Something else I noticed: Most of my “unused” RAM was being used as a cache for a non-ZFS filesystem that I added a few days ago. (Previously, I had no large non-ZFS filesystems, and certainly not on the 2nd of november)

munin memory usage graph

I'm not sure if this is related or not, but I noticed my cache usage increasing as my ARC size dropped as early as the 5th of september:

2016-09-05 08:38:56 haasn   I'm a bit confused by this behavior: On my system, I have almost all of my available RAM being used up by “cache” (i.e. regular linux caching layer), to the point where ARC starts shrinking due to all of the memory pressure
2016-09-05 08:39:06 haasn   This also dramatically increases my memory fragmentation
2016-09-05 08:39:14 haasn   Here's the thing: I don't have any physical filesystems mounted other than zfs
2016-09-05 08:39:20 haasn   And zfs should not use the linux built-in cache layer at all, right?
2016-09-05 08:39:50 haasn   I wouldn't worry much about it if it wasn't for the fact that 1. ZFS ARC starts shrinking due to it, 2. it doesn't make any sense

That said, I'm still not sure what the relationship between the two is, i.e. if cache usage is simply going up because ARC is shrinking (or vice versa).

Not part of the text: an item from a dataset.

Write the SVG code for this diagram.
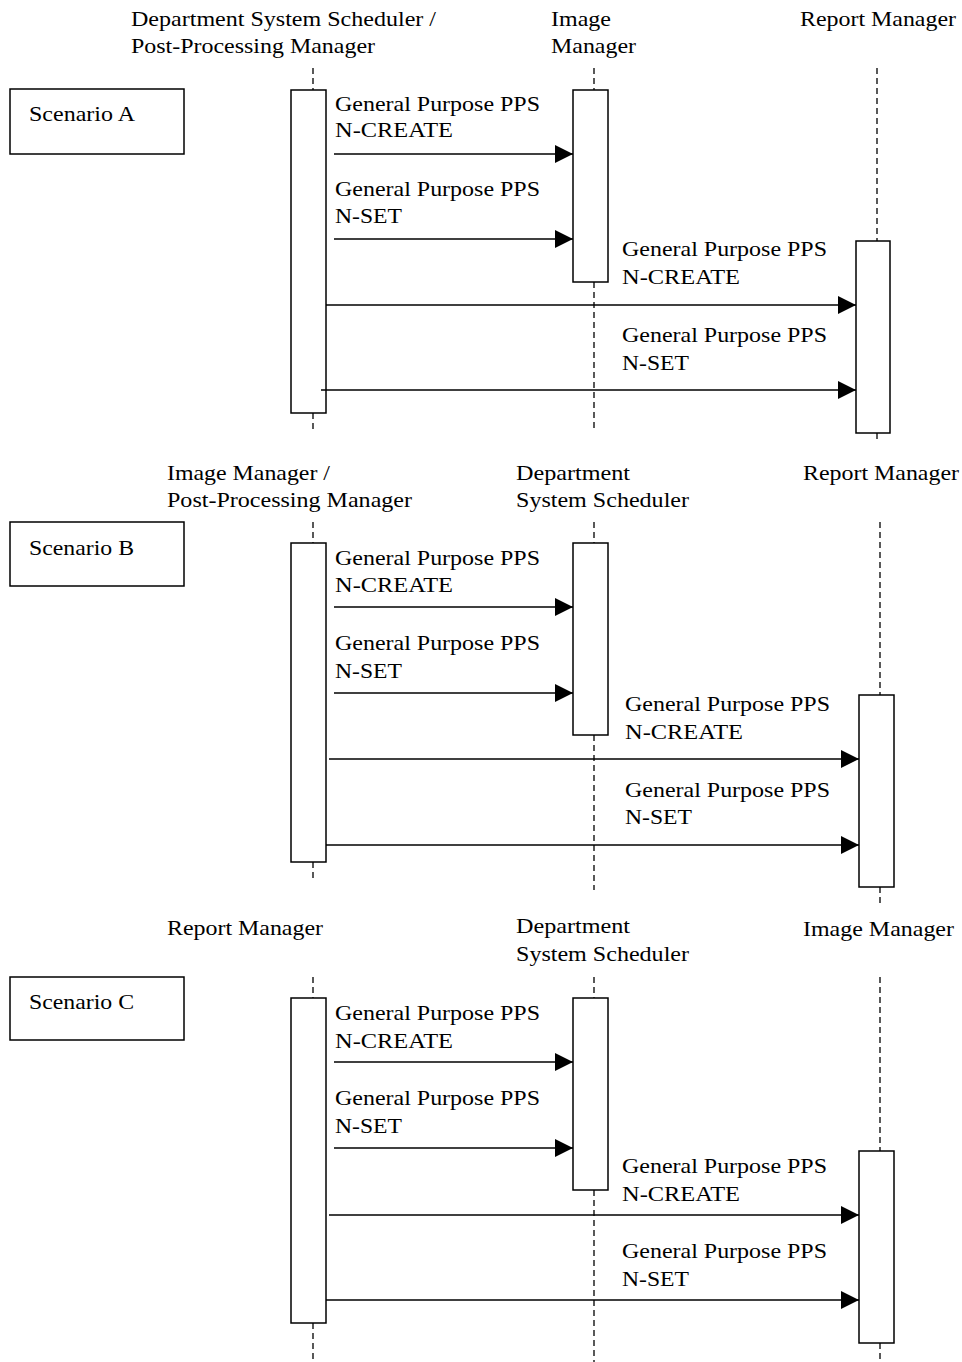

I wasn't sure whether this was worth reporting, on the advent of ABD, but apparently (?) ABD testers noticed similar ARC efficiency drops, which might indicate a problem elsewhere in the code.

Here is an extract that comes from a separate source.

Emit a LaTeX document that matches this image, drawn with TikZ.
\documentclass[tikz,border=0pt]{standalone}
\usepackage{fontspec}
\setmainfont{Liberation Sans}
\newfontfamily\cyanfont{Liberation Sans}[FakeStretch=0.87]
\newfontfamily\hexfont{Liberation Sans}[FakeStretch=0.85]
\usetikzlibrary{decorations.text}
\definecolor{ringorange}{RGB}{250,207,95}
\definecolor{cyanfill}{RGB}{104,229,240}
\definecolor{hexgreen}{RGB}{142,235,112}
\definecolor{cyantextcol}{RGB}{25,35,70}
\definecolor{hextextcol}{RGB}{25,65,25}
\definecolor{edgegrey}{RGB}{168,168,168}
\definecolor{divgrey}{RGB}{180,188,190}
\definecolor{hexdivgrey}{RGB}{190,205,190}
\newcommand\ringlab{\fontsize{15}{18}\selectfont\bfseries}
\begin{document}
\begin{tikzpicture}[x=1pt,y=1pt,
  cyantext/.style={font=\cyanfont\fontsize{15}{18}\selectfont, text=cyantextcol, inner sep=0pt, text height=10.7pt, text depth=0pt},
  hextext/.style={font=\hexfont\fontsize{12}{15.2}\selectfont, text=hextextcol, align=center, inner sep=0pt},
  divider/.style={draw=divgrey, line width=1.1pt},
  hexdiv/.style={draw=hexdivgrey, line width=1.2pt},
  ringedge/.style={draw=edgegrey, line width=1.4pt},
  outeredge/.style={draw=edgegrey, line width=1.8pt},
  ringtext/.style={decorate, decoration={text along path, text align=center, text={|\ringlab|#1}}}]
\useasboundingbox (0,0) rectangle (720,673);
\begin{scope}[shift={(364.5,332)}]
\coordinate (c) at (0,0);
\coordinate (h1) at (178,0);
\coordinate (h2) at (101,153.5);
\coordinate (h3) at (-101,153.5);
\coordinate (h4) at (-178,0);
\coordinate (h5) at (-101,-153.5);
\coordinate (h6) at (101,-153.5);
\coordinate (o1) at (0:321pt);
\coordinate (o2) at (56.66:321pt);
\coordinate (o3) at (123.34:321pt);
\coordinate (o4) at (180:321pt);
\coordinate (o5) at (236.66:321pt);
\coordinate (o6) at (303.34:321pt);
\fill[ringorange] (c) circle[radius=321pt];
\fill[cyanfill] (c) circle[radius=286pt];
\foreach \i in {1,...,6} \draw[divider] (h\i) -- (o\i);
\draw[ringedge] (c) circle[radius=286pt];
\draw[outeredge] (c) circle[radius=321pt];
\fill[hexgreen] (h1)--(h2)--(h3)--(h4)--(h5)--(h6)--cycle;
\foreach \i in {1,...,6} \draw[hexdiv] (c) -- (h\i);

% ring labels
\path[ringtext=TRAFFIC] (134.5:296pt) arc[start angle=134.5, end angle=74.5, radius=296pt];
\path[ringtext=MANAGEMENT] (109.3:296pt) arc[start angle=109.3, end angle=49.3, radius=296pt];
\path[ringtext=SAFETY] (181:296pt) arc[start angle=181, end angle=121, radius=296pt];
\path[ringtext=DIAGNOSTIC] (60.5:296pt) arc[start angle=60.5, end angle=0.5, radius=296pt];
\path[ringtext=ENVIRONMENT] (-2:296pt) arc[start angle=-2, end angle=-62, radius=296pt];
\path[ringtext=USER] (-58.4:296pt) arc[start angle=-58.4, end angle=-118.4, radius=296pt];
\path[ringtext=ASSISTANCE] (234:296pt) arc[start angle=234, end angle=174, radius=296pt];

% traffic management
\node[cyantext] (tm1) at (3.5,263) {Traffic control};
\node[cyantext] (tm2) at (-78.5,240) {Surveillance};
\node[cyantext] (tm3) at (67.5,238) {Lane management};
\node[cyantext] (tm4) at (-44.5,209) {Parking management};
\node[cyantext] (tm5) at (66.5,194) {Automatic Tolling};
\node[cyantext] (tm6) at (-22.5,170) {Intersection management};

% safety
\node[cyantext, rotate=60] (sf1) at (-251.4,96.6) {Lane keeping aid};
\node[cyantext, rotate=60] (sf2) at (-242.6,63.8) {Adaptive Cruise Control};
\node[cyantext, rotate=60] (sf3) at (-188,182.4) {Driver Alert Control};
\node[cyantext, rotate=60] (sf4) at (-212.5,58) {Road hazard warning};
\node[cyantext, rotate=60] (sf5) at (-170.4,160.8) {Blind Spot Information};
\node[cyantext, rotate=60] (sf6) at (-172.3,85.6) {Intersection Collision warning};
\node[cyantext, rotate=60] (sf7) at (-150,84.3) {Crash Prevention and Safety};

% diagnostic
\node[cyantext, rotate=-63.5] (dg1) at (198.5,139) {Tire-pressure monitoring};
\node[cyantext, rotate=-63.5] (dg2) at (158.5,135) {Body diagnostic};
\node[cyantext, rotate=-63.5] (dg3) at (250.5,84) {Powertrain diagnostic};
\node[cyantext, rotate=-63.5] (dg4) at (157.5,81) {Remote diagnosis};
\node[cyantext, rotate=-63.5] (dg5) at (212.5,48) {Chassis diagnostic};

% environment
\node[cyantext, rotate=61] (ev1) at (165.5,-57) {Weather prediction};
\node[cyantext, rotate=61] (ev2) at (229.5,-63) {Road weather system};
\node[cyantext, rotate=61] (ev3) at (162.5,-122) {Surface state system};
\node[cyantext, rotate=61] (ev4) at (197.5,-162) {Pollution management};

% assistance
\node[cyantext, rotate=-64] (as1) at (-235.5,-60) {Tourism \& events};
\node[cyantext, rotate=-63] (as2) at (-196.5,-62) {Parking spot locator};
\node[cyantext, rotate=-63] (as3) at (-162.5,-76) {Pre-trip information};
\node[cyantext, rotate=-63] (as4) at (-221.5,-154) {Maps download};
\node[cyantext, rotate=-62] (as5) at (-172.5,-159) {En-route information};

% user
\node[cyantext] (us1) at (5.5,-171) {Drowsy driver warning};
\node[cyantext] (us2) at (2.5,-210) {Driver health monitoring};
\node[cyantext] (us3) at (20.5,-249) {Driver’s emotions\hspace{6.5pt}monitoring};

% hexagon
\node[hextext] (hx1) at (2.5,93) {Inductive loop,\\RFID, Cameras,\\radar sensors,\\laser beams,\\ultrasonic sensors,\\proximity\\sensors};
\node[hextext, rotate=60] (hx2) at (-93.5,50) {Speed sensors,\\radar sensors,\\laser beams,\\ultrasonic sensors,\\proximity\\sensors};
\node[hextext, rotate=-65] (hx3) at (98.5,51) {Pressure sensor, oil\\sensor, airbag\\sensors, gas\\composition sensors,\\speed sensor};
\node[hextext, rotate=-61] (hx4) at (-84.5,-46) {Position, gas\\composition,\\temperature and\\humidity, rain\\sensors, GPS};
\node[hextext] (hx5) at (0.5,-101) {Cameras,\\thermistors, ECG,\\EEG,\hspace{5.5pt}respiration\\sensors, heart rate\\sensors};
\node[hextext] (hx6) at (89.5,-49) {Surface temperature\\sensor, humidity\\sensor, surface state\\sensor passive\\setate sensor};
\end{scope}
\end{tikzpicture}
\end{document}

dweeezil commented 7 years ago

If you use compression, I suspect the difference you're seeing is the result of the compressed ARC (d3c2ae1). Of course, the compressed ARC should actually increase the hit rate when the compression ratio is high.

haasn commented 7 years ago

I am using compression (lz4). Is there any tunable I could play with to confirm that suspicion?

ironMann commented 7 years ago

@dweeezil I remember seeing a potential integer overflow in __arc_shrinker_func() while going through some Coverity reports (CID 147545). It might not be the cause of this issue but it should be looked at.

lnicola commented 7 years ago

It's probably not related, but after moving from release to -git I noticed that the prefetch efficiency also dropped on my box. I suspect this is due to the removal of strided prefetch, which seemed to do a great job for me (not sure why).

tuxoko commented 7 years ago

@dweeezil Compressed ARC will greatly increase the memory fragmentation. Using compress=on without ABD is really bad for performance.

dweeezil commented 7 years ago

@haasn The (currently undocumented, it would appear) zfs_compressed_arc_enabled can be set to 0 to disable compressed ARC. As @tuxoko pointed out, it will increase memory fragmentation a lot but it's unclear as to whether that's the cause of your decreased hit rate.

sempervictus commented 7 years ago

@haasn: could you please rerun your test set with the current master? ABD is now merged. There are also references to a couple of additional performance enhancements for ABD in #5135 such as local LRU and sort/merge additions which i'm running through initial testing right now, but ABD itself should significantly help if compressed ARC is your bottleneck.

haasn commented 7 years ago

Testing ABD since sometime yesterday. my munin graph seems not to have changed much, but I'll give it some more time.

My ARC is still shrinking when not in use, but the efficiency as reported by arc_summary seems to have improved (at least so far), currently it's at 81% cache hit ratio. Less than it was in the past (despite having significantly more RAM than back then).

I'll give it some more time, I suppose.

haasn commented 7 years ago

No change in observed behavior with ABD. Although I'm still not sure if the graphing is simply reporting compressed ARC stats incorrectly.

As far as I can tell, it calculates mfu_hits / arc_access_total (ditto for mru).

haasn commented 7 years ago

Btw, those spikes are my workload. (I changed the frequency and observed the spike frequency changing as well)

Seems like the efficiency is always reported as high while my workload is high, and low while it's not. I'm not sure whether the ARC stats are just getting confused by the fact that the load is low, or whether ARC efficiency is actually poorerer while not under load now.